== DATASET ENTRIES ==

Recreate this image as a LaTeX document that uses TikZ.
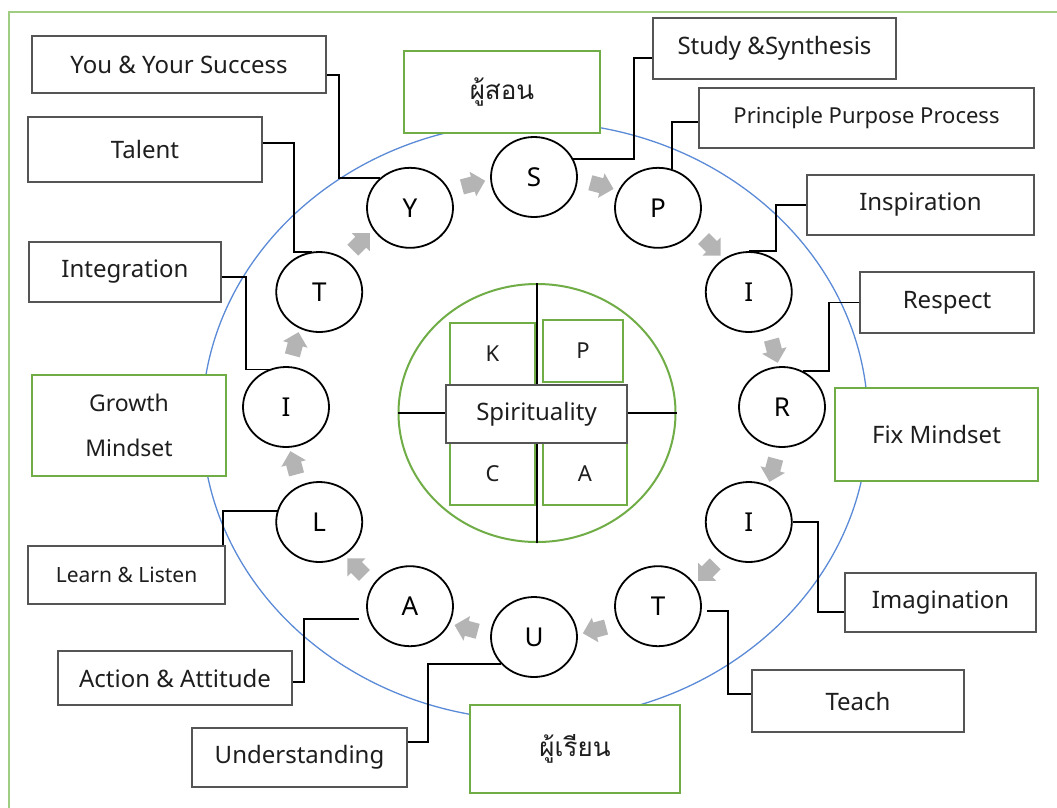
\documentclass[tikz,border=0pt]{standalone}
\usepackage{fontspec}
\setmainfont{Noto Sans}
\newfontfamily\thaifont[Script=Thai]{Loma}
\usepackage{tikz}
\usetikzlibrary{calc, shapes.geometric, shapes.arrows}

\tikzset{
  box/.style={draw={rgb,255:red,85;green,85;blue,85}, line width=1.5pt, fill=white, inner sep=0pt, text={rgb,255:red,30;green,30;blue,30}, font=\fontsize{24}{28}\selectfont},
  gbox/.style={box, draw={rgb,255:red,112;green,173;blue,71}, line width=2pt},
  wh/.style 2 args={minimum width=#1pt, minimum height=#2pt},
  letter/.style={draw, ellipse, line width=1.8pt, minimum width=86pt, minimum height=80pt, inner sep=0pt, fill=white, font=\fontsize{26}{30}\selectfont},
  flow/.style={single arrow, fill={rgb,255:red,180;green,180;blue,180}, draw=none, inner xsep=3pt, inner ysep=7.5pt, single arrow head extend=5pt, minimum height=24pt},
  link/.style={line width=1.8pt}
}

\begin{document}
\begin{tikzpicture}[x=1pt, y=-1pt]
    \useasboundingbox (0,0) rectangle (1057,807);
    \clip (0,0) rectangle (1057,807);
    \fill [white] (0,0) rectangle (1057,807);
    % outer frame and big ring
    \draw [line width=2pt, draw={rgb,255:red,160;green,205;blue,130}] (9,12) rectangle (1080,830);
    \draw [line width=1.3pt, draw={rgb,255:red,91;green,139;blue,215}] (535,421) ellipse [x radius=333pt, y radius=299pt];

    % centre
    \node [draw={rgb,255:red,112;green,173;blue,71}, line width=2pt, ellipse, minimum width=277pt, minimum height=258pt] (hub) at (537,413) {};
    \draw [link] (hub.north) -- (hub.south);
    \draw [link] (hub.west) -- (hub.east);
    \node [gbox, wh={85}{62}, font=\fontsize{22}{24}\selectfont] (k) at (492.5,354) {K};
    \node [gbox, wh={80}{62}, font=\fontsize{22}{24}\selectfont] (p) at (583,351) {P};
    \node [gbox, wh={85}{62}, font=\fontsize{22}{24}\selectfont] (c) at (492.5,474) {C};
    \node [gbox, wh={84}{62}, font=\fontsize{22}{24}\selectfont] (a) at (585,474) {A};
    \node [box, wh={181}{58}] (spirit) at (536.5,414) {Spirituality};

    % green boxes
    \node [gbox, wh={196}{82}, font=\thaifont\fontsize{26}{30}\selectfont] (teacher) at (502,92) {ผู้สอน};
    \node [gbox, wh={210}{88}, font=\thaifont\fontsize{26}{30}\selectfont] (learner) at (575,749) {ผู้เรียน};
    \node [gbox, wh={194}{101}, align=center, font=\fontsize{23}{45}\selectfont] (growth) at (129,425.5) {Growth\\Mindset};
    \node [gbox, wh={203}{93}] (fix) at (936.5,434.5) {Fix Mindset};

    % label boxes
    \node [box, wh={294}{57}] (you) at (179,64.5) {You \& Your Success};
    \node [box, wh={234}{65}] (talent) at (145,149.5) {Talent};
    \node [box, wh={192}{60}] (integ) at (125,272) {Integration};
    \node [box, wh={197}{58}, font=\fontsize{21}{24}\selectfont] (learn) at (126.5,575) {Learn \& Listen};
    \node [box, wh={234}{54}] (action) at (175,678) {Action \& Attitude};
    \node [box, wh={215}{59}] (under) at (299.5,757.5) {Understanding};
    \node [box, wh={243}{61}] (study) at (774.5,48.5) {Study \&Synthesis};
    \node [box, wh={335}{60}, font=\fontsize{22}{26}\selectfont] (ppp) at (866.5,118) {Principle Purpose Process};
    \node [box, wh={227}{60}] (insp) at (920.5,205) {Inspiration};
    \node [box, wh={174}{61}] (resp) at (947,302.5) {Respect};
    \node [box, wh={191}{59}] (imag) at (940.5,602.5) {Imagination};
    \node [box, wh={212}{62}] (teach) at (858,701) {Teach};

    % letter ring
    \foreach \nm/\lt/\ang in {cS/S/90, cP/P/60, cIa/I/30, cR/R/0, cIb/I/-30, cTa/T/-60, cU/U/-90, cA/A/-120, cL/L/-150, cIc/I/180, cTb/T/150, cY/Y/120}
        \node [letter] (\nm) at ({534+248*cos(\ang)}, {407-230*sin(\ang)}) {\lt};
    \foreach \ang in {105,75,45,15,-15,-45,-75,-105,-135,-165,165,135}
        \node [flow, rotate=\ang-90] at ({534+248*cos(\ang)}, {407-230*sin(\ang)}) {};

    % connectors
    \draw [link] ([yshift=-10.5]you.east) -- ++(12,0) |- (cY.135);
    \draw [link] ([yshift=6.5]talent.east) -- ++(31,0) |- (cTb.100);
    \draw [link] ([yshift=-5]integ.east) -- ++(24,0) |- (cIc.115);
    \draw [link] ([xshift=-3]learn.north east) |- (cL.165);
    \draw [link] ([yshift=-4]action.east) -- ++(11,0) |- ($(cA.west)+(-7,13)$);
    \draw [link] ([yshift=15.5]under.east) -- ++(20,0) |- (cU.220);
    \draw [link] ([yshift=-9.5]study.west) -- ++(-18,0) |- (cS.25);
    \draw [link] ([yshift=-4]ppp.west) -| (cP.70);
    \draw [link] (insp.west) -- ++(-30,0) |- (cIa.north);
    \draw [link] (resp.west) -- ++(-30,0) |- (cR.60);
    \draw [link] ([yshift=-9.5]imag.west) -- ++(-26,0) |- (cIb.east);
    \draw [link] ([yshift=7]teach.west) -- ++(-23,0) |- ($(cTa.east)+(5,5)$);
\end{tikzpicture}
\end{document}
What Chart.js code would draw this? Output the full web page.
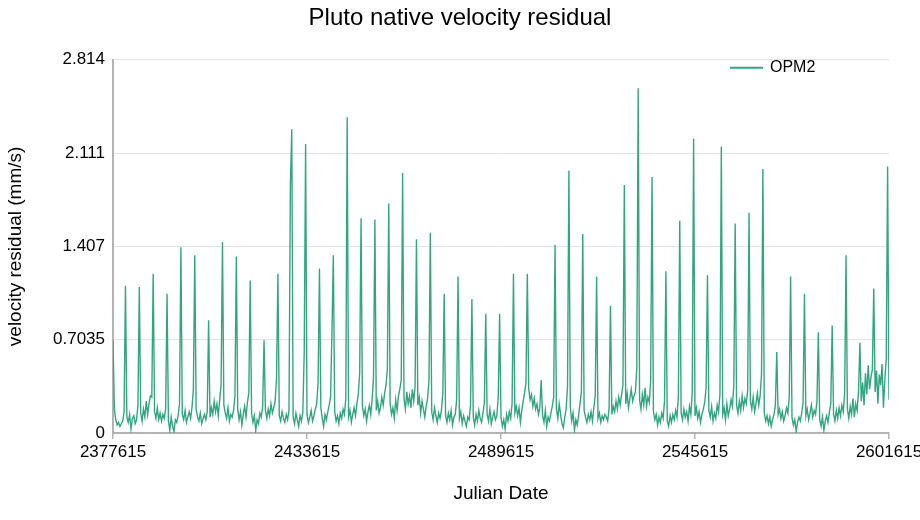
<!DOCTYPE html>
<html>
<head>
<meta charset="utf-8">
<title>Pluto native velocity residual</title>
<script src="https://cdn.jsdelivr.net/npm/chart.js@4.4.1/dist/chart.umd.min.js"></script>
<style>
    html, body { margin: 0; padding: 0; background: #fff; }
    #wrap { width: 920px; height: 520px; }
</style>
</head>
<body>
<div id="wrap"><canvas id="residualChart" width="920" height="520"></canvas></div>
<script>
// Pluto native velocity residual - OPM2

const seriesName = 'OPM2';
const lineColor = '#33a681';

// sampling grid (Julian Date)
const startJD = 2377615;
const stepDays = 400;

// axis ticks
const xTickValues = [2377615, 2433615, 2489615, 2545615, 2601615];
const yTickValues = [0, 0.7035, 1.407, 2.1105, 2.814];
const yTickLabels = ['0', '0.7035', '1.407', '2.111', '2.814'];

// residuals (mm/s), one row per ~4000 day cycle
const residualsA = [
    0.70, 0.18, 0.10, 0.06, 0.08, 0.05, 0.07, 0.09, 0.16, 1.11,
    0.12, 0.08, 0.14, 0.03, 0.11, 0.13, 0.07, 0.10, 0.21, 1.10,
    0.15, 0.09, 0.18, 0.12, 0.24, 0.14, 0.22, 0.28, 0.27, 1.20,
    0.16, 0.11, 0.19, 0.10, 0.15, 0.09, 0.14, 0.11, 0.18, 1.05,
    0.09, 0.02, 0.12, 0.05, 0.01, 0.10, 0.08, 0.13, 0.22, 1.40,
    0.14, 0.10, 0.17, 0.08, 0.12, 0.16, 0.11, 0.19, 0.33, 1.34,
    0.18, 0.12, 0.09, 0.15, 0.07, 0.11, 0.14, 0.10, 0.16, 0.85,
    0.12, 0.19, 0.14, 0.24, 0.16, 0.22, 0.13, 0.25, 0.36, 1.44,
    0.21, 0.15, 0.11, 0.19, 0.09, 0.14, 0.12, 0.17, 0.28, 1.33,
    0.18, 0.10, 0.16, 0.06, 0.14, 0.20, 0.12, 0.23, 0.30, 1.15,
    0.15, 0.08, 0.13, 0.02, 0.10, 0.07, 0.15, 0.12, 0.20, 0.70,
    0.17, 0.11, 0.18, 0.13, 0.22, 0.15, 0.19, 0.24, 0.41, 1.20,
    0.13, 0.09, 0.16, 0.11, 0.08, 0.14, 0.10, 0.17, 1.86, 2.29,
    0.12, 0.07, 0.15, 0.10, 0.05, 0.13, 0.09, 0.16, 0.61, 2.18
];
const residualsB = [
    0.14, 0.08, 0.12, 0.17, 0.09, 0.13, 0.18, 0.22, 0.38, 1.24,
    0.19, 0.11, 0.05, 0.14, 0.10, 0.16, 0.21, 0.27, 0.76, 1.34,
    0.16, 0.09, 0.13, 0.07, 0.15, 0.11, 0.18, 0.14, 0.26, 2.38,
    0.12, 0.17, 0.08, 0.14, 0.19, 0.13, 0.22, 0.29, 0.45, 1.62,
    0.20, 0.13, 0.18, 0.09, 0.16, 0.21, 0.14, 0.25, 0.42, 1.61,
    0.17, 0.24, 0.15, 0.19, 0.27, 0.21, 0.30, 0.36, 0.48, 1.73,
    0.22, 0.14, 0.19, 0.11, 0.25, 0.17, 0.28, 0.33, 0.40, 1.96,
    0.26, 0.18, 0.31, 0.22, 0.28, 0.19, 0.33, 0.24, 0.35, 1.46,
    0.21, 0.27, 0.15, 0.24, 0.18, 0.12, 0.20, 0.26, 0.39, 1.51,
    0.16, 0.10, 0.19, 0.13, 0.08, 0.15, 0.11, 0.17, 0.30, 1.05,
    0.13, 0.08, 0.15, 0.10, 0.17, 0.06, 0.12, 0.14, 0.25, 1.18,
    0.11, 0.16, 0.07, 0.13, 0.09, 0.05, 0.12, 0.10, 0.21, 1.01,
    0.12, 0.06, 0.14, 0.09, 0.17, 0.11, 0.08, 0.15, 0.23, 0.90,
    0.14, 0.09, 0.18, 0.07, 0.12, 0.16, 0.10, 0.13, 0.27, 0.90
];
const residualsC = [
    0.12, 0.05, 0.10, 0.03, 0.14, 0.09, 0.16, 0.11, 0.22, 1.20,
    0.15, 0.20, 0.13, 0.19, 0.08, 0.17, 0.24, 0.30, 0.38, 1.20,
    0.33, 0.25, 0.29, 0.20, 0.26, 0.18, 0.22, 0.14, 0.19, 0.40,
    0.13, 0.08, 0.17, 0.05, 0.12, 0.09, 0.15, 0.20, 0.27, 1.42,
    0.18, 0.11, 0.22, 0.14, 0.07, 0.04, 0.12, 0.18, 0.35, 1.98,
    0.20, 0.09, 0.15, 0.02, 0.10, 0.06, 0.13, 0.22, 0.31, 1.50,
    0.17, 0.12, 0.08, 0.14, 0.10, 0.16, 0.09, 0.19, 0.28, 1.18,
    0.11, 0.15, 0.08, 0.13, 0.10, 0.14, 0.12, 0.09, 0.19, 0.96,
    0.14, 0.20, 0.16, 0.24, 0.18, 0.27, 0.21, 0.29, 0.36, 1.87,
    0.22, 0.30, 0.19, 0.26, 0.33, 0.24, 0.28, 0.31, 0.49, 2.60,
    0.25, 0.18, 0.29, 0.21, 0.34, 0.20, 0.27, 0.23, 0.39, 1.93,
    0.16, 0.10, 0.14, 0.06, 0.12, 0.08, 0.15, 0.11, 0.24, 1.22,
    0.09, 0.05, 0.13, 0.08, 0.14, 0.10, 0.17, 0.12, 0.28, 1.60,
    0.15, 0.10, 0.18, 0.12, 0.16, 0.09, 0.20, 0.14, 0.31, 2.22
];
const residualsD = [
    0.13, 0.19, 0.11, 0.16, 0.08, 0.14, 0.18, 0.23, 0.34, 1.19,
    0.17, 0.12, 0.20, 0.09, 0.15, 0.11, 0.21, 0.16, 0.29, 2.16,
    0.14, 0.19, 0.10, 0.22, 0.13, 0.18, 0.25, 0.20, 0.36, 1.58,
    0.21, 0.15, 0.24, 0.17, 0.28, 0.19, 0.26, 0.22, 0.32, 1.66,
    0.24, 0.18, 0.27, 0.16, 0.22, 0.30, 0.21, 0.28, 0.44, 1.99,
    0.15, 0.09, 0.13, 0.07, 0.12, 0.05, 0.10, 0.14, 0.21, 0.61,
    0.14, 0.18, 0.11, 0.16, 0.09, 0.13, 0.19, 0.15, 0.27, 1.18,
    0.12, 0.06, 0.10, 0.01, 0.08, 0.12, 0.09, 0.15, 0.23, 1.05,
    0.13, 0.18, 0.10, 0.15, 0.21, 0.12, 0.17, 0.14, 0.24, 0.76,
    0.10, 0.05, 0.12, 0.02, 0.09, 0.13, 0.08, 0.16, 0.22, 0.81,
    0.14, 0.09, 0.17, 0.11, 0.19, 0.13, 0.21, 0.16, 0.30, 1.34,
    0.18, 0.11, 0.20, 0.14, 0.26, 0.12, 0.22, 0.17, 0.31, 0.68,
    0.24, 0.38, 0.21, 0.45, 0.29, 0.51, 0.33, 0.42, 0.48, 1.09,
    0.31, 0.47, 0.22, 0.44, 0.36, 0.52, 0.19, 0.40, 0.56, 2.01,
    0.25
];

const residuals = [...residualsA, ...residualsB, ...residualsC, ...residualsD];
const points = residuals.map((v, i) => ({ x: startJD + i * stepDays, y: v }));

Chart.defaults.font.family = "'Liberation Sans', Arial, Helvetica, sans-serif";
Chart.defaults.color = '#000';

// legend drawn inside the plot, top right
const cornerLegend = {
    id: 'cornerLegend',
    afterDraw(chart) {
        const ctx = chart.ctx;
        const area = chart.chartArea;
        const x = area.right - 159;
        const y = area.top + 8;
        ctx.save();
        ctx.strokeStyle = lineColor;
        ctx.lineWidth = 2;
        ctx.beginPath();
        ctx.moveTo(x, y);
        ctx.lineTo(x + 33, y);
        ctx.stroke();
        ctx.fillStyle = '#000';
        ctx.font = "16px 'Liberation Sans', Arial, sans-serif";
        ctx.textBaseline = 'middle';
        ctx.fillText(seriesName, x + 40, y);
        ctx.restore();
    }
};

new Chart(document.getElementById('residualChart'), {
    type: 'line',
    data: {
        datasets: [{
            label: seriesName,
            data: points,
            borderColor: lineColor,
            borderWidth: 1.4,
            pointRadius: 0,
            tension: 0,
            fill: false
        }]
    },
    options: {
        responsive: false,
        animation: false,
        layout: { padding: 0 },
        plugins: {
            legend: { display: false },
            tooltip: { enabled: false },
            title: {
                display: true,
                text: 'Pluto native velocity residual',
                font: { size: 24, weight: 'normal' },
                color: '#000',
                padding: { top: 4, bottom: 27 }
            }
        },
        scales: {
            x: {
                type: 'linear',
                min: xTickValues[0],
                max: xTickValues[xTickValues.length - 1],
                afterBuildTicks: (scale) => {
                    scale.ticks = xTickValues.map(v => ({ value: v }));
                },
                afterFit: (scale) => {
                    // keep the plot edge at 889 and let the last label run to the canvas edge
                    scale.height = 87;
                    scale.paddingLeft = 0;
                    scale.paddingRight = 31;
                },
                ticks: {
                    font: { size: 17 },
                    color: '#000',
                    padding: 3,
                    maxRotation: 0,
                    autoSkip: false,
                    callback: (v) => String(v)
                },
                grid: {
                    drawOnChartArea: false,
                    drawTicks: true,
                    tickLength: 6,
                    color: '#b3b3b3',
                    lineWidth: 1.5
                },
                border: { display: true, color: '#b3b3b3', width: 2 },
                title: {
                    display: true,
                    text: 'Julian Date',
                    font: { size: 19 },
                    color: '#000',
                    padding: { top: 0, bottom: 15 }
                }
            },
            y: {
                min: 0,
                max: yTickValues[yTickValues.length - 1],
                afterBuildTicks: (scale) => {
                    scale.ticks = yTickValues.map(v => ({ value: v }));
                },
                afterFit: (scale) => {
                    scale.width = 113;
                },
                ticks: {
                    font: { size: 17 },
                    color: '#000',
                    padding: 8,
                    autoSkip: false,
                    callback: (v, i) => yTickLabels[i]
                },
                grid: {
                    drawTicks: false,
                    color: '#e3e3e3',
                    lineWidth: 1
                },
                border: { display: true, color: '#b3b3b3', width: 2 },
                title: {
                    display: true,
                    text: 'velocity residual (mm/s)',
                    font: { size: 19 },
                    color: '#000',
                    padding: { top: 4, bottom: 0 }
                }
            }
        }
    },
    plugins: [cornerLegend]
});
</script>
</body>
</html>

===

= THE PROBLEM =
Of the lines in the data, how many contain the word "this"? Provide the number and nothing further.

= TASK SOLUTION =
2